### Collected data
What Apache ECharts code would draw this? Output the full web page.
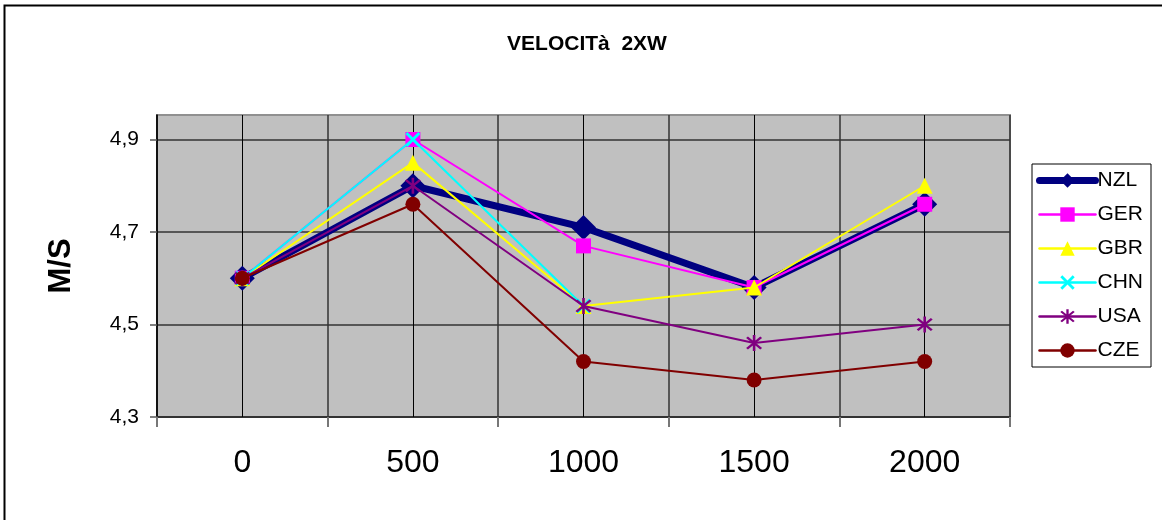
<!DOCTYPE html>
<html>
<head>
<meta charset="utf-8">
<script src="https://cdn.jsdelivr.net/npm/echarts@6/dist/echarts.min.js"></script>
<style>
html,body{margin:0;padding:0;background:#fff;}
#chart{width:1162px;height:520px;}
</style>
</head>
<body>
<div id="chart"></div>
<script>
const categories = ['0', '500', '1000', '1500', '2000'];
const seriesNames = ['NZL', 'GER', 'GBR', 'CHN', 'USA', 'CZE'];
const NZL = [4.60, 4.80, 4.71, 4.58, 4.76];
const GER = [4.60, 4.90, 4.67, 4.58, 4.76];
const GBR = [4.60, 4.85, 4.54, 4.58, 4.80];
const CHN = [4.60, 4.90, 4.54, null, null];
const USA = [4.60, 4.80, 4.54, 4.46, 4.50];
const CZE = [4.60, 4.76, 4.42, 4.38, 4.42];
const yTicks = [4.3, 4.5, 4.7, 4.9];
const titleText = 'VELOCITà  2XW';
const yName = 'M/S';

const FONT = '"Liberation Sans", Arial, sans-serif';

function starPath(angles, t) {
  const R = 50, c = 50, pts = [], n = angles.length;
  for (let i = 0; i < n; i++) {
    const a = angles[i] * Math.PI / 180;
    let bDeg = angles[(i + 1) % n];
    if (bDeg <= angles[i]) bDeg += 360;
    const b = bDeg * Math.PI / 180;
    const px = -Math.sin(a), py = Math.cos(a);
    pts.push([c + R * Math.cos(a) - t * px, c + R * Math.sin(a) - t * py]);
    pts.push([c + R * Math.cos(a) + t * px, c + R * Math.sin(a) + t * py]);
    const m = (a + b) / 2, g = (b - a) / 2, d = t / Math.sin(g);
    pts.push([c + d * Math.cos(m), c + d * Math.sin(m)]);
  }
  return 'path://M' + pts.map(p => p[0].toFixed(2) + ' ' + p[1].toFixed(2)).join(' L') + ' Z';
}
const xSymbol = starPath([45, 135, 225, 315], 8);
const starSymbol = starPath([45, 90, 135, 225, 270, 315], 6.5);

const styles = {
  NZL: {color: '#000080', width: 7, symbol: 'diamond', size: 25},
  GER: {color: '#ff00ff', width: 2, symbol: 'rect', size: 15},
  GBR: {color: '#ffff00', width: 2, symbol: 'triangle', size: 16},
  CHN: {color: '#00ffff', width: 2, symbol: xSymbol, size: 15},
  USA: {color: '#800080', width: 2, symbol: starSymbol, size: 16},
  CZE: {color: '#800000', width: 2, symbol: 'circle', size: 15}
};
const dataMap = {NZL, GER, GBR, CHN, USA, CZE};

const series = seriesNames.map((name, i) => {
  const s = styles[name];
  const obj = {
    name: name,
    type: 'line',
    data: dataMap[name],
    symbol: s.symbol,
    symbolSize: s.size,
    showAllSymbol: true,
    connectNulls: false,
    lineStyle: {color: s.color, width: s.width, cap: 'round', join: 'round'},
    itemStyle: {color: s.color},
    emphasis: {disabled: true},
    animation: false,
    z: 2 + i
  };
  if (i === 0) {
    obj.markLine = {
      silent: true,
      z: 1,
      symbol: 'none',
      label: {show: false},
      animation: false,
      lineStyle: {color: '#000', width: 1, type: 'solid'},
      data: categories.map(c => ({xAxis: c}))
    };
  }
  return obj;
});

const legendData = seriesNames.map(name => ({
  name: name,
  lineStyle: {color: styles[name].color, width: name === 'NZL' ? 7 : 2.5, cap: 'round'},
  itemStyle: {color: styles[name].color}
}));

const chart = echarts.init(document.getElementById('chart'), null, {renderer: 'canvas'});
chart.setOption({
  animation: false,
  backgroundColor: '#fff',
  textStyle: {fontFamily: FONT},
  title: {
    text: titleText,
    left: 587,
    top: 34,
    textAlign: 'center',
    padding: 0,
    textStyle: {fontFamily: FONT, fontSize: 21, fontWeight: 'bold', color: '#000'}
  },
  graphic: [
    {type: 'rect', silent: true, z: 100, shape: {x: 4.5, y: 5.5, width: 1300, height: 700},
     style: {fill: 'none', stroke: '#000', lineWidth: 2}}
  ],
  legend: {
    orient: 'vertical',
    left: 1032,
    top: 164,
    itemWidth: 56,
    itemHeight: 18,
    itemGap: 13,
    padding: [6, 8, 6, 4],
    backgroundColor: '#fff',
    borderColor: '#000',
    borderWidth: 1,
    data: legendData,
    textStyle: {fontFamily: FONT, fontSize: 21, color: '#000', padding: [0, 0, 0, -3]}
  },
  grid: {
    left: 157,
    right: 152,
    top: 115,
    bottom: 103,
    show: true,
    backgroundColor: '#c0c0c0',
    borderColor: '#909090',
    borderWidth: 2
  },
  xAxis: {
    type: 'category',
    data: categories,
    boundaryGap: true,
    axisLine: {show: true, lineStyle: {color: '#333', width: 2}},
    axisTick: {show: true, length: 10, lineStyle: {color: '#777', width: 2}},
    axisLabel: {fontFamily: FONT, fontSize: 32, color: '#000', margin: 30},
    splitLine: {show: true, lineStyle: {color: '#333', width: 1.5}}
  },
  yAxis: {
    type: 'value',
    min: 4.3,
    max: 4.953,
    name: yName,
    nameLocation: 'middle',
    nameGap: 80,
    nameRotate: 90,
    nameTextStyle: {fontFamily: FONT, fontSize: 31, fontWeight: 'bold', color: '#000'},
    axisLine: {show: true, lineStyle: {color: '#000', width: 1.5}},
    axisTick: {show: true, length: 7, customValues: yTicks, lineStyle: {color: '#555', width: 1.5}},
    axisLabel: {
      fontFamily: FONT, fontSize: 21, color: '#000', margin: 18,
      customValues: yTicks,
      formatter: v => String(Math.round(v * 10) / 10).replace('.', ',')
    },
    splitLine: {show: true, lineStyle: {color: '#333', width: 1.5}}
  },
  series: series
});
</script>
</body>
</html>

### Task prompt
In your copy, leave out the pictures and reproduce the material above exactly.

### Solved problem
What Apache ECharts code would draw this? Output the full web page.
<!DOCTYPE html>
<html>
<head>
<meta charset="utf-8">
<script src="https://cdn.jsdelivr.net/npm/echarts@6/dist/echarts.min.js"></script>
<style>
html,body{margin:0;padding:0;background:#fff;}
#chart{width:1162px;height:520px;}
</style>
</head>
<body>
<div id="chart"></div>
<script>
const categories = ['0', '500', '1000', '1500', '2000'];
const seriesNames = ['NZL', 'GER', 'GBR', 'CHN', 'USA', 'CZE'];
const NZL = [4.60, 4.80, 4.71, 4.58, 4.76];
const GER = [4.60, 4.90, 4.67, 4.58, 4.76];
const GBR = [4.60, 4.85, 4.54, 4.58, 4.80];
const CHN = [4.60, 4.90, 4.54, null, null];
const USA = [4.60, 4.80, 4.54, 4.46, 4.50];
const CZE = [4.60, 4.76, 4.42, 4.38, 4.42];
const yTicks = [4.3, 4.5, 4.7, 4.9];
const titleText = 'VELOCITà  2XW';
const yName = 'M/S';

const FONT = '"Liberation Sans", Arial, sans-serif';

function starPath(angles, t) {
  const R = 50, c = 50, pts = [], n = angles.length;
  for (let i = 0; i < n; i++) {
    const a = angles[i] * Math.PI / 180;
    let bDeg = angles[(i + 1) % n];
    if (bDeg <= angles[i]) bDeg += 360;
    const b = bDeg * Math.PI / 180;
    const px = -Math.sin(a), py = Math.cos(a);
    pts.push([c + R * Math.cos(a) - t * px, c + R * Math.sin(a) - t * py]);
    pts.push([c + R * Math.cos(a) + t * px, c + R * Math.sin(a) + t * py]);
    const m = (a + b) / 2, g = (b - a) / 2, d = t / Math.sin(g);
    pts.push([c + d * Math.cos(m), c + d * Math.sin(m)]);
  }
  return 'path://M' + pts.map(p => p[0].toFixed(2) + ' ' + p[1].toFixed(2)).join(' L') + ' Z';
}
const xSymbol = starPath([45, 135, 225, 315], 8);
const starSymbol = starPath([45, 90, 135, 225, 270, 315], 6.5);

const styles = {
  NZL: {color: '#000080', width: 7, symbol: 'diamond', size: 25},
  GER: {color: '#ff00ff', width: 2, symbol: 'rect', size: 15},
  GBR: {color: '#ffff00', width: 2, symbol: 'triangle', size: 16},
  CHN: {color: '#00ffff', width: 2, symbol: xSymbol, size: 15},
  USA: {color: '#800080', width: 2, symbol: starSymbol, size: 16},
  CZE: {color: '#800000', width: 2, symbol: 'circle', size: 15}
};
const dataMap = {NZL, GER, GBR, CHN, USA, CZE};

const series = seriesNames.map((name, i) => {
  const s = styles[name];
  const obj = {
    name: name,
    type: 'line',
    data: dataMap[name],
    symbol: s.symbol,
    symbolSize: s.size,
    showAllSymbol: true,
    connectNulls: false,
    lineStyle: {color: s.color, width: s.width, cap: 'round', join: 'round'},
    itemStyle: {color: s.color},
    emphasis: {disabled: true},
    animation: false,
    z: 2 + i
  };
  if (i === 0) {
    obj.markLine = {
      silent: true,
      z: 1,
      symbol: 'none',
      label: {show: false},
      animation: false,
      lineStyle: {color: '#000', width: 1, type: 'solid'},
      data: categories.map(c => ({xAxis: c}))
    };
  }
  return obj;
});

const legendData = seriesNames.map(name => ({
  name: name,
  lineStyle: {color: styles[name].color, width: name === 'NZL' ? 7 : 2.5, cap: 'round'},
  itemStyle: {color: styles[name].color}
}));

const chart = echarts.init(document.getElementById('chart'), null, {renderer: 'canvas'});
chart.setOption({
  animation: false,
  backgroundColor: '#fff',
  textStyle: {fontFamily: FONT},
  title: {
    text: titleText,
    left: 587,
    top: 34,
    textAlign: 'center',
    padding: 0,
    textStyle: {fontFamily: FONT, fontSize: 21, fontWeight: 'bold', color: '#000'}
  },
  graphic: [
    {type: 'rect', silent: true, z: 100, shape: {x: 4.5, y: 5.5, width: 1300, height: 700},
     style: {fill: 'none', stroke: '#000', lineWidth: 2}}
  ],
  legend: {
    orient: 'vertical',
    left: 1032,
    top: 164,
    itemWidth: 56,
    itemHeight: 18,
    itemGap: 13,
    padding: [6, 8, 6, 4],
    backgroundColor: '#fff',
    borderColor: '#000',
    borderWidth: 1,
    data: legendData,
    textStyle: {fontFamily: FONT, fontSize: 21, color: '#000', padding: [0, 0, 0, -3]}
  },
  grid: {
    left: 157,
    right: 152,
    top: 115,
    bottom: 103,
    show: true,
    backgroundColor: '#c0c0c0',
    borderColor: '#909090',
    borderWidth: 2
  },
  xAxis: {
    type: 'category',
    data: categories,
    boundaryGap: true,
    axisLine: {show: true, lineStyle: {color: '#333', width: 2}},
    axisTick: {show: true, length: 10, lineStyle: {color: '#777', width: 2}},
    axisLabel: {fontFamily: FONT, fontSize: 32, color: '#000', margin: 30},
    splitLine: {show: true, lineStyle: {color: '#333', width: 1.5}}
  },
  yAxis: {
    type: 'value',
    min: 4.3,
    max: 4.953,
    name: yName,
    nameLocation: 'middle',
    nameGap: 80,
    nameRotate: 90,
    nameTextStyle: {fontFamily: FONT, fontSize: 31, fontWeight: 'bold', color: '#000'},
    axisLine: {show: true, lineStyle: {color: '#000', width: 1.5}},
    axisTick: {show: true, length: 7, customValues: yTicks, lineStyle: {color: '#555', width: 1.5}},
    axisLabel: {
      fontFamily: FONT, fontSize: 21, color: '#000', margin: 18,
      customValues: yTicks,
      formatter: v => String(Math.round(v * 10) / 10).replace('.', ',')
    },
    splitLine: {show: true, lineStyle: {color: '#333', width: 1.5}}
  },
  series: series
});
</script>
</body>
</html>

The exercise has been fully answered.